6) Natural Language Generation Architectures
In order to overcome the limitations of discriminative models for natural language text generation, Wen et. al proposed a Latent Intention Dialogue Model for learning the intention using latent variable and then composing appropriate machine responses. The key idea behind this paper is the representation of latent intention distribution as an intrinsic policy that reflects human decision-making and it is learned using policy gradient-based reinforcement learning.
An alternative approach to the natural language generation using latent semantic structure was proposed by Hu et. al. They used VAEs to generate text samples conditioned on a latent attribute codes. The attribute codes are learned using individual discriminator for each code that measures the match between generated samples and the desired attributes using softmax approximation.
7) Efficient Online Learning For the online multi-class bandit algorithms, the previous work of Banditron, while computationally efficient, achieves only O(T^2/3) expected regret. This is suboptimal as the Exp4 algorithm achieves O(T^1/2) regret for the 0–1 loss. Beygelzimer et. al had proposed an efficient online bandit multi class learning with O(T^1/2) regret.
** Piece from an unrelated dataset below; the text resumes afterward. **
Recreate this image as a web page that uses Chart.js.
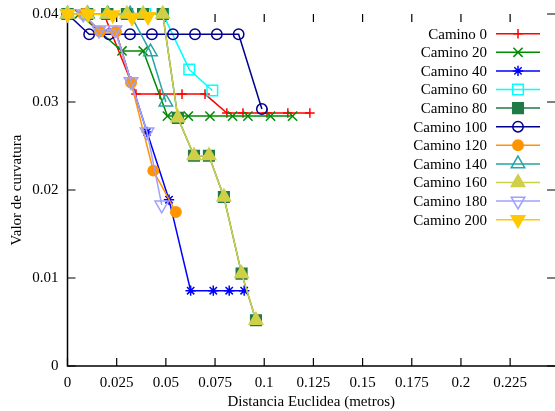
<!DOCTYPE html>
<html><head><meta charset="utf-8">
<script src="https://cdn.jsdelivr.net/npm/chart.js@4.4.1/dist/chart.umd.min.js"></script>
<style>html,body{margin:0;padding:0;background:#fff;}#wrap{width:555px;height:411px;}</style>
</head><body><div id="wrap"><canvas id="c" width="555" height="411"></canvas></div>
<script>
// ---- data ----
const seriesNames = ['Camino 0','Camino 20','Camino 40','Camino 60','Camino 80','Camino 100','Camino 120','Camino 140','Camino 160','Camino 180','Camino 200'];
const c0x   = [0, 0.0095, 0.0185, 0.0348, 0.0470, 0.0582, 0.0699, 0.0810, 0.0892, 0.1014, 0.1120, 0.1232];
const c0y   = [0.04, 0.04, 0.04, 0.0309, 0.0309, 0.0309, 0.0309, 0.02875, 0.02875, 0.02875, 0.02875, 0.02875];
const c20x  = [0, 0.006, 0.0277, 0.0385, 0.0508, 0.0614, 0.0724, 0.0839, 0.0917, 0.1032, 0.1144];
const c20y  = [0.04, 0.04, 0.0358, 0.0358, 0.0284, 0.0284, 0.0284, 0.0284, 0.0284, 0.0284, 0.0284];
const c40x  = [0, 0.008, 0.0165, 0.0246, 0.0323, 0.0404, 0.0516, 0.0626, 0.0741, 0.0822, 0.0898];
const c40y  = [0.04, 0.04, 0.038, 0.038, 0.0323, 0.0266, 0.0189, 0.00856, 0.00856, 0.00856, 0.00856];
const c60x  = [0, 0.0102, 0.0205, 0.0305, 0.0395, 0.0485, 0.0619, 0.0736];
const c60y  = [0.04, 0.04, 0.04, 0.04, 0.04, 0.04, 0.0337, 0.0313];
const c80x  = [0, 0.0099, 0.0201, 0.0302, 0.0384, 0.0484, 0.0561, 0.0643, 0.0719, 0.0795, 0.0885, 0.0958];
const c80y  = [0.04, 0.04, 0.04, 0.04, 0.04, 0.04, 0.0282, 0.0239, 0.0239, 0.0192, 0.0105, 0.0052];
const c100x = [0, 0.011, 0.0211, 0.0318, 0.0429, 0.0536, 0.0648, 0.0759, 0.087, 0.0988];
const c100y = [0.04, 0.0377, 0.0377, 0.0377, 0.0377, 0.0377, 0.0377, 0.0377, 0.0377, 0.0292];
const c120x = [0, 0.008, 0.0165, 0.0246, 0.0323, 0.0436, 0.0551];
const c120y = [0.04, 0.04, 0.038, 0.038, 0.0322, 0.0222, 0.0175];
const c140x = [0, 0.0102, 0.0205, 0.0318, 0.0422, 0.0500];
const c140y = [0.04, 0.04, 0.04, 0.04, 0.0357, 0.0300];
const c160x = [0, 0.0099, 0.0201, 0.0302, 0.0384, 0.0484, 0.0561, 0.0643, 0.0719, 0.0795, 0.0885, 0.0958];
const c160y = [0.04, 0.04, 0.04, 0.04, 0.04, 0.04, 0.0282, 0.0239, 0.0239, 0.0192, 0.0105, 0.0052];
const c180x = [0, 0.008, 0.016, 0.0241, 0.0323, 0.0404, 0.0479];
const c180y = [0.04, 0.04, 0.0382, 0.0382, 0.0323, 0.0266, 0.0183];
const c200x = [0, 0.0104, 0.0230, 0.0328, 0.0409];
const c200y = [0.04, 0.04, 0.0399, 0.0396, 0.0397];
const xTickValues = [0, 0.025, 0.05, 0.075, 0.1, 0.125, 0.15, 0.175, 0.2, 0.225];
const yTickValues = [0, 0.01, 0.02, 0.03, 0.04];

const seriesX = [c0x,c20x,c40x,c60x,c80x,c100x,c120x,c140x,c160x,c180x,c200x];
const seriesY = [c0y,c20y,c40y,c60y,c80y,c100y,c120y,c140y,c160y,c180y,c200y];

// ---- styles ----
const colors  = ['#ff0000','#008a00','#0000ff','#00ffff','#1f7a45','#00008f','#ff9400','#25a5a5','#cfcf48','#a0a0ff','#ffc800'];
const shapes  = ['cross','crossRot','star','rect','rect','circle','circle','triangle','triangle','triangle','triangle'];
const filled  = [false,false,false,false,true,false,true,false,true,false,true];
const rots    = [0,0,0,0,0,0,0,0,0,180,180];
const radii   = [4.8,6.5,5.2,7.5,7.5,5.2,5.2,7.8,7.8,7.8,7.8];

const FONT = '"Liberation Serif", "Times New Roman", serif';

const datasets = seriesNames.map((name,i)=>({
  label: name,
  data: seriesX[i].map((v,k)=>({x:v, y:seriesY[i][k]})),
  borderColor: colors[i],
  backgroundColor: colors[i],
  borderWidth: 1.5,
  pointStyle: shapes[i],
  pointRadius: radii[i],
  pointRotation: rots[i],
  pointBorderColor: colors[i],
  pointBackgroundColor: filled[i] ? colors[i] : 'rgba(0,0,0,0)',
  pointBorderWidth: 1.5,
  tension: 0,
  fill: false,
  clip: false,
  order: seriesNames.length - i
}));

const framePlugin = {
  id: 'frame',
  beforeDatasetsDraw(chart){
    const {ctx, chartArea:a, scales:{x,y}} = chart;
    ctx.save();
    ctx.strokeStyle = '#000';
    ctx.lineWidth = 1.5;
    ctx.beginPath();
    ctx.moveTo(a.left, a.top); ctx.lineTo(a.left, a.bottom); ctx.lineTo(a.right, a.bottom);
    ctx.stroke();
    ctx.lineWidth = 1.2;
    ctx.beginPath();
    x.ticks.forEach(t=>{ const p = x.getPixelForValue(t.value);
      ctx.moveTo(p, a.bottom); ctx.lineTo(p, a.bottom-8);
      ctx.moveTo(p, a.top); ctx.lineTo(p, a.top+8); });
    y.ticks.forEach(t=>{ const p = y.getPixelForValue(t.value);
      ctx.moveTo(a.left, p); ctx.lineTo(a.left+8, p);
      ctx.moveTo(a.right, p); ctx.lineTo(a.right-8, p); });
    ctx.stroke();
    ctx.restore();
  }
};

const legendPlugin = {
  id: 'gpLegend',
  afterDraw(chart){
    const {ctx, chartArea:a} = chart;
    ctx.save();
    ctx.font = '15px ' + FONT;
    ctx.textAlign = 'right';
    ctx.textBaseline = 'middle';
    chart.data.datasets.forEach((ds,i)=>{
      const yy = a.top + 19.7 + i*18.6;
      ctx.fillStyle = '#000';
      ctx.fillText(ds.label, a.right-68, yy+1);
      ctx.strokeStyle = ds.borderColor; ctx.lineWidth = ds.borderWidth;
      ctx.beginPath(); ctx.moveTo(a.right-59, yy); ctx.lineTo(a.right-15, yy); ctx.stroke();
      ctx.fillStyle = ds.pointBackgroundColor; ctx.strokeStyle = ds.pointBorderColor; ctx.lineWidth = ds.pointBorderWidth;
      if (Chart.helpers && Chart.helpers.drawPoint) {
        Chart.helpers.drawPoint(ctx, {pointStyle: ds.pointStyle, radius: ds.pointRadius, rotation: ds.pointRotation, borderWidth: ds.pointBorderWidth}, a.right-37, yy);
      }
    });
    ctx.restore();
  }
};

const fmt = v => String(parseFloat(Number(v).toFixed(4)));

new Chart(document.getElementById('c'), {
  type: 'line',
  data: { datasets },
  plugins: [framePlugin, legendPlugin],
  options: {
    responsive: false,
    animation: false,
    devicePixelRatio: 1,
    events: [],
    layout: { autoPadding: false, padding: { top: 14, right: 0, left: 0, bottom: 0 } },
    plugins: { legend: { display: false }, tooltip: { enabled: false } },
    scales: {
      x: {
        type: 'linear', min: 0, max: 0.2478,
        afterBuildTicks(s){ s.ticks = xTickValues.map(v=>({value:v})); },
        afterFit(s){ s.height = 45; s.paddingLeft = 0; s.paddingRight = 0; s.paddingTop = 0; s.paddingBottom = 0; },
        grid: { display: false, drawTicks: false },
        border: { display: false },
        ticks: { padding: 8, color: '#000', font: { family: FONT, size: 15 }, callback: fmt, maxRotation: 0, autoSkip: false },
        title: { display: true, text: 'Distancia Euclidea (metros)', color: '#000', font: { family: FONT, size: 15 }, padding: { top: 0, bottom: 0 } }
      },
      y: {
        type: 'linear', min: 0, max: 0.04,
        afterBuildTicks(s){ s.ticks = yTickValues.map(v=>({value:v})); },
        afterFit(s){ s.width = 67.5; s.paddingLeft = 0; s.paddingRight = 0; s.paddingTop = 0; s.paddingBottom = 0; },
        grid: { display: false, drawTicks: false },
        border: { display: false },
        ticks: { padding: 9, color: '#000', font: { family: FONT, size: 15 }, callback: fmt, autoSkip: false },
        title: { display: true, text: 'Valor de curvatura', color: '#000', font: { family: FONT, size: 15 }, padding: { top: 8, bottom: 0 } }
      }
    }
  }
});
</script>
</body></html>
The evaluation of contextual multi-armed bandits is a tough problem as the online evaluation is too costly to evaluate different policies whereas off policy evaluation methods suffer from variance in the estimations. While there exists methods like Inverse Propensity Score (IPS) which gives good estimations on the MSE, they don’t consider the context information while choosing actions. The authors Wang et. al proposed an algorithm SWITCH which effectively uses the Reward model and IPS resulting in variance reduction compared to prior work. 8) Graph based algorithms Many existing methods for generating knowledge graphs from data considers the graph to be a static snapshot. In the work published by Trivedi et. al, they had demonstrated that the knowledge graphs evolve temporally and they had developed a multidimensional point process to model the evolving knowledge graph.